• **Problem description**: Retype exactly the lines from the first one through the line with "77, left: 68", including both ends; skip any pictures.

* begin Supplied material *

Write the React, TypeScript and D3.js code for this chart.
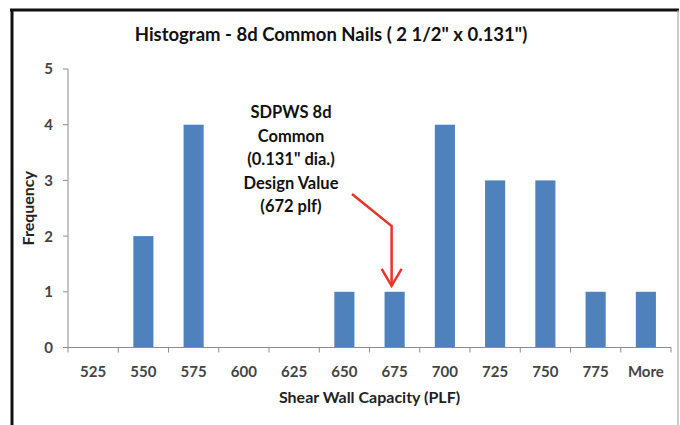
import { useRef, useEffect } from "react"
import * as d3 from "d3"

const bins = ["525", "550", "575", "600", "625", "650", "675", "700", "725", "750", "775", "More"]
const frequency = [0, 2, 4, 0, 0, 1, 1, 4, 3, 3, 1, 1]
const yTicks = [0, 1, 2, 3, 4, 5]
const noteLines = ["SDPWS 8d", "Common", "(0.131\" dia.)", "Design Value", "(672 plf)"]

const FONT = "Lato, 'Open Sans', sans-serif"

export default function App() {
  const svgRef = useRef<SVGSVGElement>(null)

  useEffect(() => {
    if (!svgRef.current) return
    const svg = d3.select(svgRef.current)
    svg.selectAll("*").remove()

    const width = 680
    const height = 425
    const margin = { top: 69, right: 9, bottom: 77, left: 68 }

    // outer frame (black left/top, thin grey right)
    svg.append("rect").attr("width", width).attr("height", height).attr("fill", "white")
    svg.append("line").attr("x1", 12).attr("x2", 12).attr("y1", 9).attr("y2", height).attr("stroke", "#111").attr("stroke-width", 3)
    svg.append("line").attr("x1", 10).attr("x2", 679).attr("y1", 10).attr("y2", 10).attr("stroke", "#111").attr("stroke-width", 3)
    svg.append("line").attr("x1", 678).attr("x2", 678).attr("y1", 10).attr("y2", height).attr("stroke", "#999").attr("stroke-width", 1)

    const x = d3
      .scaleBand<string>()
      .domain(bins)
      .range([margin.left, width - margin.right])
      .paddingInner(0.6)
      .paddingOuter(0.3)

    const y = d3
      .scaleLinear()
      .domain([0, 5])
      .range([height - margin.bottom - 0.5, margin.top])

    const step = x.step()
    const axisColor = "#8c8c8c"

    // y axis
    svg.append("line")
      .attr("x1", margin.left).attr("x2", margin.left)
      .attr("y1", y(5)).attr("y2", y(0))
      .attr("stroke", axisColor)
    yTicks.forEach((t) => {
      svg.append("line")
        .attr("x1", margin.left - 5).attr("x2", margin.left)
        .attr("y1", y(t)).attr("y2", y(t))
        .attr("stroke", axisColor)
      svg.append("text")
        .attr("x", margin.left - 15)
        .attr("y", y(t))
        .attr("dy", "0.36em")
        .attr("text-anchor", "end")
        .attr("font-family", FONT)
        .attr("font-size", "15px")
        .attr("font-weight", "bold")
        .attr("fill", "#444")
        .text(t)
    })

    // bars
    svg.selectAll("rect.bar")
      .data(bins.map((b, i) => ({ bin: b, value: frequency[i] })))
      .join("rect")
      .attr("class", "bar")
      .attr("x", (d) => x(d.bin)!)
      .attr("width", x.bandwidth())
      .attr("y", (d) => y(d.value))
      .attr("height", (d) => y(0) - y(d.value))
      .attr("fill", "#4f81bd")

    // x axis
    svg.append("line")
      .attr("x1", margin.left).attr("x2", width - margin.right)
      .attr("y1", y(0)).attr("y2", y(0))
      .attr("stroke", axisColor)
    d3.range(bins.length + 1).forEach((i) => {
      const tx = margin.left + i * step
      svg.append("line")
        .attr("x1", tx).attr("x2", tx)
        .attr("y1", y(0)).attr("y2", y(0) + 5)
        .attr("stroke", axisColor)
    })
    bins.forEach((b) => {
      svg.append("text")
        .attr("x", x(b)! + x.bandwidth() / 2)
        .attr("y", y(0) + 29)
        .attr("text-anchor", "middle")
        .attr("font-family", FONT)
        .attr("font-size", "15px")
        .attr("font-weight", "bold")
        .attr("fill", "#444")
        .text(b)
    })

    // titles
    svg.append("text")
      .attr("x", 331)
      .attr("y", 41)
      .attr("text-anchor", "middle")
      .attr("font-family", FONT)
      .attr("font-size", "18.5px")
      .attr("font-weight", "bold")
      .attr("fill", "#111")
      .text("Histogram - 8d Common Nails ( 2 1/2\" x 0.131\")")

    svg.append("text")
      .attr("x", (margin.left + width - margin.right) / 2)
      .attr("y", 403)
      .attr("text-anchor", "middle")
      .attr("font-family", FONT)
      .attr("font-size", "16px")
      .attr("font-weight", "bold")
      .attr("fill", "#222")
      .text("Shear Wall Capacity (PLF)")

    svg.append("text")
      .attr("transform", `translate(34, ${(y(0) + y(5)) / 2}) rotate(-90)`)
      .attr("text-anchor", "middle")
      .attr("font-family", FONT)
      .attr("font-size", "16px")
      .attr("font-weight", "bold")
      .attr("fill", "#222")
      .text("Frequency")

    // annotation
    const note = svg.append("text")
      .attr("font-family", FONT)
      .attr("font-size", "16.5px")
      .attr("font-weight", "bold")
      .attr("fill", "#111")
      .attr("text-anchor", "middle")
    noteLines.forEach((line, i) => {
      note.append("tspan").attr("x", 291).attr("y", 118 + i * 23.5).text(line)
    })

    const ax = x("675")! + x.bandwidth() / 2 - 3
    const tipY = y(1) - 6
    svg.append("path")
      .attr("d", `M352,194 L${ax},226 L${ax},${tipY}`)
      .attr("fill", "none")
      .attr("stroke", "#e8342a")
      .attr("stroke-width", 2.5)
    svg.append("path")
      .attr("d", `M${ax - 10},${tipY - 17} L${ax},${tipY} L${ax + 10},${tipY - 17}`)
      .attr("fill", "none")
      .attr("stroke", "#e8342a")
      .attr("stroke-width", 2.5)
  }, [])

  return (
    <svg
      ref={svgRef}
      width={680}
      height={425}
      style={{ position: "absolute", left: 0, top: 0, display: "block" }}
    />
  )
}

* end Supplied material *

• **Result for this task**:
Write the React, TypeScript and D3.js code for this chart.
import { useRef, useEffect } from "react"
import * as d3 from "d3"

const bins = ["525", "550", "575", "600", "625", "650", "675", "700", "725", "750", "775", "More"]
const frequency = [0, 2, 4, 0, 0, 1, 1, 4, 3, 3, 1, 1]
const yTicks = [0, 1, 2, 3, 4, 5]
const noteLines = ["SDPWS 8d", "Common", "(0.131\" dia.)", "Design Value", "(672 plf)"]

const FONT = "Lato, 'Open Sans', sans-serif"

export default function App() {
  const svgRef = useRef<SVGSVGElement>(null)

  useEffect(() => {
    if (!svgRef.current) return
    const svg = d3.select(svgRef.current)
    svg.selectAll("*").remove()

    const width = 680
    const height = 425
    const margin = { top: 69, right: 9, bottom: 77, left: 68 }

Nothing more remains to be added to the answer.